Часам к десяти вечера Свердловка пустеет. Горожане уходят спать. Они укрываются за крепкими запорами и железными дверями от своих сограждан. От тех, кто при советской власти был «другом, товарищем и братом». От тех, кто днем шагал рядом по улицам, стоял в очередях и ходил на одни сеансы в кино.
Но лихие девяностые здорово порастрепали понятия и укрепили дверные запоры. Человеколюбие сменил криминальный конструктивизм. Поэтому народ благоразумно и от греха подальше разбежался к последнему транспорту: в городе автобусы перестают ходить с 22.00.
Просто после 22.00 водителей и кондукторов начинают привычно грабить. Это традиция.
Такси тоже не каждого возьмёт: а если ты лихой человек или просто бандит с ножом или пушкой? Да и не наездишься на моторе.
И основную нагрузку тянет трамвай: ему просто некуда свалить с железной колеи, и он упрямо ползет от стрелки в центр мимо кремлевского холма.
Трамваи почему-то не грабят: думаю, западло. Надо же и статус иметь: а то – трамвай ограбил! Этого никто не поймет.
Вечер кончился, и на город наползла сероватая пока ещё ночь.
Я опоздал в гостиницу. Мне надо было на другой берег Оки, и оставался только трамвай. И я его терпеливо ждал. На пустой Свердловке я стоял почти один.
Вот и трамвай. Но я в него не сел.
Уйти я не мог: на ступенях двухэтажного магазина перед стеклянной дверью прямо на кафеле, истоптанном за день тысячами ног, сидел молодой музыкант и играл на саксофоне.
Пустая старая улица принимала мелодию и далеко разносила её и вправо и влево. Музыкант был молод, и блюз был о любви. А о чем же ещё может быть вечерний блюз?
О несбывшихся надеждах, о непонятом чувстве, об утраченной любви!

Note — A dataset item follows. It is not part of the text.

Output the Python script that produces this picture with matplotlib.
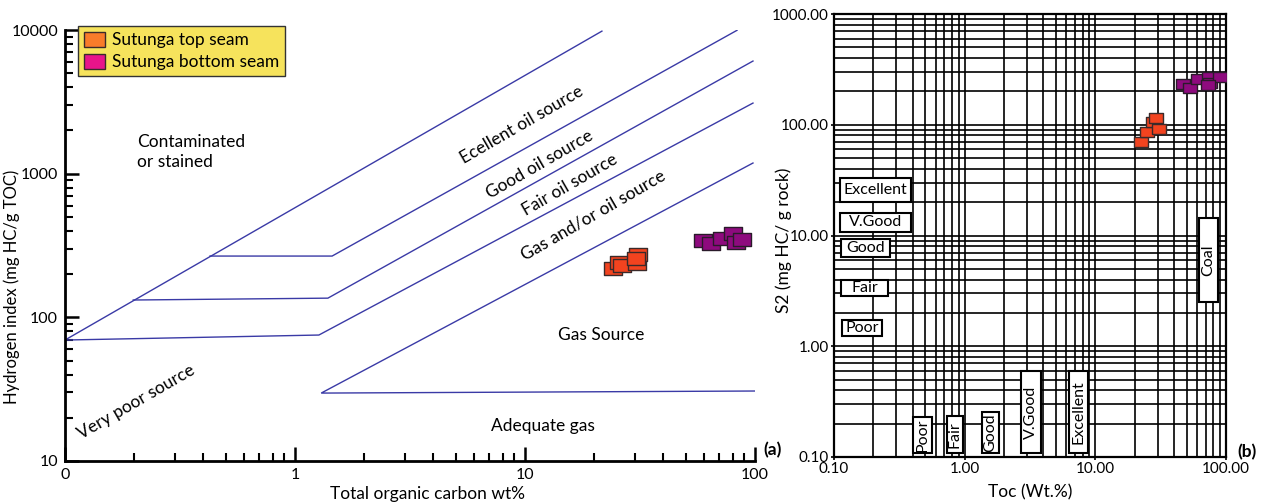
import matplotlib
matplotlib.use('Agg')
import matplotlib.pyplot as plt
from matplotlib.path import Path
from matplotlib.patches import Patch, Rectangle
from matplotlib.ticker import FixedLocator, NullFormatter, FuncFormatter, LogLocator

plt.rcParams['font.family'] = ['Lato', 'DejaVu Sans']

# ---------------- data ----------------
# Panel (a): Hydrogen index vs TOC
top_toc_a = [24.1, 25.6, 26.5, 30.7, 31.0, 30.5]
top_hi_a = [220, 243, 231, 239, 276, 259]
bottom_toc_a = [59.4, 64.4, 71.9, 80.2, 82.3, 87.8]
bottom_hi_a = [345, 329, 356, 386, 336, 350]

# Panel (b): S2 vs TOC
top_toc_b = [22.3, 24.8, 27.6, 29.1, 30.7]
top_s2_b = [69.9, 86, 106, 115, 91.6]
bottom_toc_b = [46.8, 52.9, 61.0, 74.0, 75.4, 89.8, 72.7]
bottom_s2_b = [233, 215, 259, 270, 238, 270, 228]

# Boundary lines of panel (a): (TOC list, HI list)
line_outer = ([0.1, 21.6], [69.5, 9820])
line_excellent = ([0.427, 1.45, 83.5], [267, 267, 9950])
line_good = ([0.198, 1.39, 98], [132, 136, 6080])
line_fair = ([0.1, 1.27, 98], [69.5, 75.3, 3100])
line_gas = ([100, 1.30, 98], [30.7, 29.7, 1186])
boundary_lines = [line_outer, line_excellent, line_good, line_fair, line_gas]

series_names = ['Sutunga top seam', 'Sutunga bottom seam']
legend_colors = ['#f87c2a', '#e8148a']
plot_colors = ['#f2431f', '#8e0a7e']
line_color = '#3a3aa6'

rect = Path([(-1, -0.72), (1, -0.72), (1, 0.72), (-1, 0.72), (-1, -0.72)],
            [Path.MOVETO, Path.LINETO, Path.LINETO, Path.LINETO, Path.CLOSEPOLY])

fig = plt.figure(figsize=(12.63, 5.04), dpi=100)

# ---------------- panel (a) ----------------
ax1 = fig.add_axes([65 / 1263, 1 - 461 / 504, 690 / 1263, 431 / 504])
ax1.set_xscale('log')
ax1.set_yscale('log')
ax1.set_xlim(0.1, 100)
ax1.set_ylim(10, 10000)
for s in ['top', 'right']:
    ax1.spines[s].set_visible(False)
for s in ['left', 'bottom']:
    ax1.spines[s].set_linewidth(2)

for xs, ys in boundary_lines:
    ax1.plot(xs, ys, color=line_color, lw=1.0, solid_joinstyle='miter')

ax1.plot(top_toc_a, top_hi_a, ls='none', marker=rect, ms=13,
         mfc=plot_colors[0], mec='#3a2a2a', mew=1.0, zorder=4)
ax1.plot(bottom_toc_a, bottom_hi_a, ls='none', marker=rect, ms=13,
         mfc=plot_colors[1], mec='#2a1a2a', mew=1.0, zorder=4)

ax1.xaxis.set_major_locator(FixedLocator([0.1, 1, 10, 100]))
ax1.xaxis.set_major_formatter(FuncFormatter(lambda v, p: {0.1: '0', 1: '1', 10: '10', 100: '100'}.get(round(v, 3), '')))
ax1.xaxis.set_minor_locator(LogLocator(base=10, subs=range(2, 10)))
ax1.xaxis.set_minor_formatter(NullFormatter())
ax1.yaxis.set_major_locator(FixedLocator([10, 100, 1000, 10000]))
ax1.yaxis.set_major_formatter(FuncFormatter(lambda v, p: f'{int(round(v))}'))
ax1.yaxis.set_minor_locator(LogLocator(base=10, subs=range(2, 10)))
ax1.yaxis.set_minor_formatter(NullFormatter())
ax1.tick_params(which='major', direction='in', length=10, width=1.8, labelsize=11.5, pad=5)
ax1.tick_params(which='minor', direction='in', length=6, width=1.5)

ax1.set_xlabel('Total organic carbon wt%', fontsize=12.5)
ax1.xaxis.set_label_coords(0.525, -0.058)
ax1.set_ylabel('Hydrogen index (mg HC/g TOC)', fontsize=12)
ax1.yaxis.set_label_coords(-0.065, 0.405)

tkw = dict(transform=ax1.transAxes, fontsize=12.5, ha='center', va='center')
ax1.text(0.104, 0.717, 'Contaminated\nor stained', transform=ax1.transAxes,
         fontsize=12.5, ha='left', va='center', linespacing=1.25)
ax1.text(0.662, 0.780, 'Ecellent oil source', rotation=30, rotation_mode='anchor', **tkw)
ax1.text(0.688, 0.687, 'Good oil source', rotation=30, rotation_mode='anchor', **tkw)
ax1.text(0.732, 0.640, 'Fair oil source', rotation=30, rotation_mode='anchor', **tkw)
ax1.text(0.765, 0.571, 'Gas and/or oil source', rotation=30, rotation_mode='anchor', **tkw)
ax1.text(0.103, 0.137, 'Very poor source', rotation=30, rotation_mode='anchor', **tkw)
ax1.text(0.777, 0.292, 'Gas Source', **tkw)
ax1.text(0.693, 0.081, 'Adequate gas', **tkw)

handles = [Patch(facecolor=c, edgecolor='#3a2a2a', lw=1.0) for c in legend_colors]
leg = ax1.legend(handles, series_names, loc='upper left', bbox_to_anchor=(0.019, 1.01),
                 fontsize=12.5, frameon=True, fancybox=False, facecolor='#f6e35c',
                 edgecolor='#333333', framealpha=1, borderpad=0.35, labelspacing=0.3,
                 handlelength=1.2, handleheight=1.0, handletextpad=0.4, borderaxespad=0)
leg.get_frame().set_linewidth(1.0)

fig.text(773 / 1263, 1 - 450 / 504, '(a)', fontsize=12.5, fontweight='bold', ha='center', va='center')

# ---------------- panel (b) ----------------
ax2 = fig.add_axes([834 / 1263, 1 - 457 / 504, 392 / 1263, 443 / 504])
ax2.set_xscale('log')
ax2.set_yscale('log')
ax2.set_xlim(0.1, 100)
ax2.set_ylim(0.1, 1000)
for s in ax2.spines.values():
    s.set_linewidth(1.6)
ax2.xaxis.set_major_locator(FixedLocator([0.1, 1, 10, 100]))
ax2.yaxis.set_major_locator(FixedLocator([0.1, 1, 10, 100, 1000]))
ax2.xaxis.set_minor_locator(LogLocator(base=10, subs=range(2, 10)))
ax2.yaxis.set_minor_locator(LogLocator(base=10, subs=range(2, 10)))
fmt = FuncFormatter(lambda v, p: f'{v:.2f}')
ax2.xaxis.set_major_formatter(fmt)
ax2.yaxis.set_major_formatter(fmt)
ax2.xaxis.set_minor_formatter(NullFormatter())
ax2.yaxis.set_minor_formatter(NullFormatter())
ax2.tick_params(which='major', direction='out', length=2, width=1.2, labelsize=11, pad=1.5)
ax2.tick_params(which='minor', length=0)
ax2.grid(which='both', color='black', lw=1.2)
ax2.set_axisbelow(True)

ax2.plot(top_toc_b, top_s2_b, ls='none', marker=rect, ms=10,
         mfc=plot_colors[0], mec='#3a2a2a', mew=1.0, zorder=4)
ax2.plot(bottom_toc_b, bottom_s2_b, ls='none', marker=rect, ms=10,
         mfc=plot_colors[1], mec='#2a1a2a', mew=1.0, zorder=4)

ax2.set_xlabel('Toc (Wt.%)', fontsize=12.5)
ax2.xaxis.set_label_coords(0.5, -0.062)
ax2.set_ylabel('S2 (mg HC/ g rock)', fontsize=12.5)
ax2.yaxis.set_label_coords(-0.107, 0.49)

# rating boxes (axes-fraction layout: x0, y0, w, h, rotation)
rating_boxes = [
    ('Excellent', 0.015, 0.576, 0.181, 0.054, 0),
    ('V.Good', 0.015, 0.508, 0.181, 0.043, 0),
    ('Good', 0.018, 0.451, 0.125, 0.041, 0),
    ('Fair', 0.018, 0.363, 0.120, 0.037, 0),
    ('Poor', 0.020, 0.273, 0.102, 0.036, 0),
    ('Poor', 0.202, 0.009, 0.048, 0.081, 90),
    ('Fair', 0.288, 0.009, 0.041, 0.084, 90),
    ('Good', 0.378, 0.009, 0.043, 0.093, 90),
    ('V.Good', 0.477, 0.009, 0.051, 0.185, 90),
    ('Excellent', 0.599, 0.009, 0.049, 0.185, 90),
    ('Coal', 0.931, 0.350, 0.049, 0.190, 90),
]
for lab, x0, y0, w, h, rot in rating_boxes:
    ax2.add_patch(Rectangle((x0, y0), w, h, transform=ax2.transAxes, fc='white',
                            ec='black', lw=1.5, zorder=3))
    ax2.text(x0 + w / 2, y0 + h / 2, lab, transform=ax2.transAxes, rotation=rot,
             ha='center', va='center', fontsize=11.5, zorder=5)

fig.text(1247 / 1263, 1 - 452 / 504, '(b)', fontsize=12.5, fontweight='bold', ha='center', va='center')

fig.savefig('out.png', dpi=100)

Парень старался: он весь вылился в свою импровизацию. Он дарил свою любовь ночной Свердловке и не просил за это ничего. Несколько человек собралось на углу и через дорогу слушали чужую жизнь. Музыка, мягкая и грустная задержала людей в опасном ночном городе.
Музыкант менял тональность и ритм, импровизируя согласно порыву, а мы стояли в облаке красивых звуков, нечаянно подаренных нам в этот летний вечер.
Я перешел через перекресток и положил в футляр от саксофона деньги.
Футляр был пуст, а время игры кончалось: наступала пора для других игр. И в этих играх саксофон был не нужен.
В моей комнате висит маленькая картина Нижегородского художника. Угол магазина, на крыльце которого играл саксофон.
22 февраля 2012г.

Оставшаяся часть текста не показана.